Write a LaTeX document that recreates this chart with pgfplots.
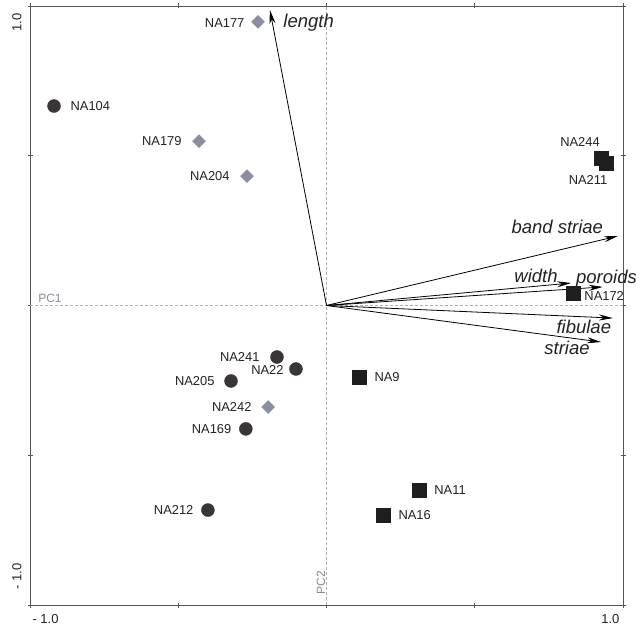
\documentclass[border=0pt]{standalone}
\usepackage{pgfplots}
\pgfplotsset{compat=1.18}
\usepackage{fontspec}
\setmainfont{Liberation Sans}
\usetikzlibrary{arrows.meta}
\definecolor{circ}{HTML}{3A3538}
\definecolor{diam}{HTML}{8A8E9E}
\definecolor{sq}{HTML}{1E1E1E}
\definecolor{axc}{HTML}{555555}
\definecolor{pcc}{HTML}{8A8A9A}
\definecolor{txt}{HTML}{222222}

\pgfplotstableread{
x y
-0.919 0.666
-0.167 -0.172
-0.103 -0.212
-0.322 -0.252
-0.272 -0.412
-0.400 -0.683
}\circles
\pgfplotstableread{
x y
-0.231 0.947
-0.430 0.549
-0.268 0.432
-0.197 -0.339
}\diamonds
\pgfplotstableread{
x y
0.926 0.492
0.943 0.476
0.831 0.042
0.110 -0.239
0.312 -0.616
0.191 -0.699
}\squares

\begin{document}
\begin{tikzpicture}
\begin{axis}[
  name=ax,
  scale only axis,
  width=593pt, height=599pt,
  xmin=-1, xmax=1, ymin=-1, ymax=1,
  clip=false,
  axis line style={axc, line width=0.8pt},
  tick style={axc, line width=0.8pt},
  major tick length=5pt,
  tick align=center,
  xtick={-1,-0.5,0,0.5,1}, ytick={-1,-0.5,0,0.5,1},
  xticklabels={}, yticklabels={},
  every node/.style={inner sep=0pt, outer sep=0pt},
]
% zero lines
\addplot[pcc!70, line width=0.6pt, densely dashed] coordinates {(-1,0) (1,0)};
\addplot[pcc!70, line width=0.6pt, densely dashed] coordinates {(0,-1) (0,1)};

% arrows
\addplot[black, line width=0.8pt, -{Stealth[length=14pt,width=6pt]}] coordinates {(0,0) (-0.191,0.987)};
\addplot[black, line width=0.8pt, -{Stealth[length=14pt,width=6pt]}] coordinates {(0,0) (0.983,0.232)};
\addplot[black, line width=0.8pt, -{Stealth[length=14pt,width=6pt]}] coordinates {(0,0) (0.825,0.075)};
\addplot[black, line width=0.8pt, -{Stealth[length=14pt,width=6pt]}] coordinates {(0,0) (0.932,0.062)};
\addplot[black, line width=0.8pt, -{Stealth[length=14pt,width=6pt]}] coordinates {(0,0) (0.966,-0.042)};
\addplot[black, line width=0.8pt, -{Stealth[length=14pt,width=6pt]}] coordinates {(0,0) (0.926,-0.122)};

% points
\addplot[only marks, mark=*, mark size=6.5pt, mark options={fill=circ, draw=circ}] table {\circles};
\addplot[only marks, mark=square*, mark size=4.6pt, mark options={fill=diam, draw=diam, rotate=45}] table {\diamonds};
\addplot[only marks, mark=square*, mark size=7pt, mark options={fill=sq, draw=sq}] table {\squares};

% point labels
\begin{scope}[every node/.append style={font=\fontsize{12.9}{15}\selectfont, text=txt}]
\node[anchor=east] at (axis cs:-0.265,0.943) {NA177};
\node[anchor=west] at (axis cs:-0.875,0.666) {NA104};
\node[anchor=east] at (axis cs:-0.477,0.549) {NA179};
\node[anchor=east] at (axis cs:-0.315,0.432) {NA204};
\node[anchor=center] at (axis cs:0.855,0.546) {NA244};
\node[anchor=center] at (axis cs:0.882,0.419) {NA211};
\node[anchor=west] at (axis cs:0.858,0.032) {NA172};
\node[anchor=east] at (axis cs:-0.214,-0.172) {NA241};
\node[anchor=east] at (axis cs:-0.133,-0.215) {NA22};
\node[anchor=east] at (axis cs:-0.366,-0.252) {NA205};
\node[anchor=east] at (axis cs:-0.241,-0.339) {NA242};
\node[anchor=east] at (axis cs:-0.309,-0.412) {NA169};
\node[anchor=east] at (axis cs:-0.437,-0.683) {NA212};
\node[anchor=west] at (axis cs:0.150,-0.239) {NA9};
\node[anchor=west] at (axis cs:0.352,-0.616) {NA11};
\node[anchor=west] at (axis cs:0.231,-0.699) {NA16};
\end{scope}

% arrow labels
\begin{scope}[every node/.append style={font=\fontsize{18.5}{22}\selectfont\itshape, text=txt}]
\node[anchor=base west] at (axis cs:-0.157,0.927) {length};
\node[anchor=base west] at (axis cs:0.612,0.239) {band striae};
\node[anchor=base west] at (axis cs:0.622,0.078) {width};
\node[anchor=base west] at (axis cs:0.830,0.075) {poroids};
\node[anchor=base west] at (axis cs:0.764,-0.092) {fibulae};
\node[anchor=base west] at (axis cs:0.723,-0.165) {striae};
\end{scope}

% PC labels
\node[anchor=west, font=\fontsize{12}{14}\selectfont, text=pcc] at (axis cs:-0.984,0.025) {PC1};
\node[anchor=center, rotate=90, font=\fontsize{12}{14}\selectfont, text=pcc] at (axis cs:-0.019,-0.925) {PC2};

% tick labels
\begin{scope}[every node/.append style={font=\fontsize{13}{15}\selectfont, text=txt}]
\node[anchor=north west] at ([xshift=-1pt,yshift=-6pt]rel axis cs:0,0) {- 1.0};
\node[anchor=north east] at ([yshift=-6pt]rel axis cs:1,0) {1.0};
\node[anchor=east, rotate=90] at ([xshift=-13pt,yshift=-4pt]rel axis cs:0,1) {1.0};
\node[anchor=west, rotate=90] at ([xshift=-13pt,yshift=12pt]rel axis cs:0,0) {- 1.0};
\end{scope}
\end{axis}
\pgfresetboundingbox
\useasboundingbox ([shift={(-30pt,-21pt)}]ax.south west) rectangle ([shift={(13pt,6pt)}]ax.north east);
\end{tikzpicture}
\end{document}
· · · ·
(What the task asks)
Leave the pictures out and output the rest of the listing exactly.

(Finished exercise)
Write a LaTeX document that recreates this chart with pgfplots.
\documentclass[border=0pt]{standalone}
\usepackage{pgfplots}
\pgfplotsset{compat=1.18}
\usepackage{fontspec}
\setmainfont{Liberation Sans}
\usetikzlibrary{arrows.meta}
\definecolor{circ}{HTML}{3A3538}
\definecolor{diam}{HTML}{8A8E9E}
\definecolor{sq}{HTML}{1E1E1E}
\definecolor{axc}{HTML}{555555}
\definecolor{pcc}{HTML}{8A8A9A}
\definecolor{txt}{HTML}{222222}

\pgfplotstableread{
x y
-0.919 0.666
-0.167 -0.172
-0.103 -0.212
-0.322 -0.252
-0.272 -0.412
-0.400 -0.683
}\circles
\pgfplotstableread{
x y
-0.231 0.947
-0.430 0.549
-0.268 0.432
-0.197 -0.339
}\diamonds
\pgfplotstableread{
x y
0.926 0.492
0.943 0.476
0.831 0.042
0.110 -0.239
0.312 -0.616
0.191 -0.699
}\squares

\begin{document}
\begin{tikzpicture}
\begin{axis}[
  name=ax,
  scale only axis,
  width=593pt, height=599pt,
  xmin=-1, xmax=1, ymin=-1, ymax=1,
  clip=false,
  axis line style={axc, line width=0.8pt},
  tick style={axc, line width=0.8pt},
  major tick length=5pt,
  tick align=center,
  xtick={-1,-0.5,0,0.5,1}, ytick={-1,-0.5,0,0.5,1},
  xticklabels={}, yticklabels={},
  every node/.style={inner sep=0pt, outer sep=0pt},
]
% zero lines
\addplot[pcc!70, line width=0.6pt, densely dashed] coordinates {(-1,0) (1,0)};
\addplot[pcc!70, line width=0.6pt, densely dashed] coordinates {(0,-1) (0,1)};

% arrows
\addplot[black, line width=0.8pt, -{Stealth[length=14pt,width=6pt]}] coordinates {(0,0) (-0.191,0.987)};
\addplot[black, line width=0.8pt, -{Stealth[length=14pt,width=6pt]}] coordinates {(0,0) (0.983,0.232)};
\addplot[black, line width=0.8pt, -{Stealth[length=14pt,width=6pt]}] coordinates {(0,0) (0.825,0.075)};
\addplot[black, line width=0.8pt, -{Stealth[length=14pt,width=6pt]}] coordinates {(0,0) (0.932,0.062)};
\addplot[black, line width=0.8pt, -{Stealth[length=14pt,width=6pt]}] coordinates {(0,0) (0.966,-0.042)};
\addplot[black, line width=0.8pt, -{Stealth[length=14pt,width=6pt]}] coordinates {(0,0) (0.926,-0.122)};

% points
\addplot[only marks, mark=*, mark size=6.5pt, mark options={fill=circ, draw=circ}] table {\circles};
\addplot[only marks, mark=square*, mark size=4.6pt, mark options={fill=diam, draw=diam, rotate=45}] table {\diamonds};
\addplot[only marks, mark=square*, mark size=7pt, mark options={fill=sq, draw=sq}] table {\squares};

% point labels
\begin{scope}[every node/.append style={font=\fontsize{12.9}{15}\selectfont, text=txt}]
\node[anchor=east] at (axis cs:-0.265,0.943) {NA177};
\node[anchor=west] at (axis cs:-0.875,0.666) {NA104};
\node[anchor=east] at (axis cs:-0.477,0.549) {NA179};
\node[anchor=east] at (axis cs:-0.315,0.432) {NA204};
\node[anchor=center] at (axis cs:0.855,0.546) {NA244};
\node[anchor=center] at (axis cs:0.882,0.419) {NA211};
\node[anchor=west] at (axis cs:0.858,0.032) {NA172};
\node[anchor=east] at (axis cs:-0.214,-0.172) {NA241};
\node[anchor=east] at (axis cs:-0.133,-0.215) {NA22};
\node[anchor=east] at (axis cs:-0.366,-0.252) {NA205};
\node[anchor=east] at (axis cs:-0.241,-0.339) {NA242};
\node[anchor=east] at (axis cs:-0.309,-0.412) {NA169};
\node[anchor=east] at (axis cs:-0.437,-0.683) {NA212};
\node[anchor=west] at (axis cs:0.150,-0.239) {NA9};
\node[anchor=west] at (axis cs:0.352,-0.616) {NA11};
\node[anchor=west] at (axis cs:0.231,-0.699) {NA16};
\end{scope}

% arrow labels
\begin{scope}[every node/.append style={font=\fontsize{18.5}{22}\selectfont\itshape, text=txt}]
\node[anchor=base west] at (axis cs:-0.157,0.927) {length};
\node[anchor=base west] at (axis cs:0.612,0.239) {band striae};
\node[anchor=base west] at (axis cs:0.622,0.078) {width};
\node[anchor=base west] at (axis cs:0.830,0.075) {poroids};
\node[anchor=base west] at (axis cs:0.764,-0.092) {fibulae};
\node[anchor=base west] at (axis cs:0.723,-0.165) {striae};
\end{scope}

% PC labels
\node[anchor=west, font=\fontsize{12}{14}\selectfont, text=pcc] at (axis cs:-0.984,0.025) {PC1};
\node[anchor=center, rotate=90, font=\fontsize{12}{14}\selectfont, text=pcc] at (axis cs:-0.019,-0.925) {PC2};

% tick labels
\begin{scope}[every node/.append style={font=\fontsize{13}{15}\selectfont, text=txt}]
\node[anchor=north west] at ([xshift=-1pt,yshift=-6pt]rel axis cs:0,0) {- 1.0};
\node[anchor=north east] at ([yshift=-6pt]rel axis cs:1,0) {1.0};
\node[anchor=east, rotate=90] at ([xshift=-13pt,yshift=-4pt]rel axis cs:0,1) {1.0};
\node[anchor=west, rotate=90] at ([xshift=-13pt,yshift=12pt]rel axis cs:0,0) {- 1.0};
\end{scope}
\end{axis}
\pgfresetboundingbox
\useasboundingbox ([shift={(-30pt,-21pt)}]ax.south west) rectangle ([shift={(13pt,6pt)}]ax.north east);
\end{tikzpicture}
\end{document}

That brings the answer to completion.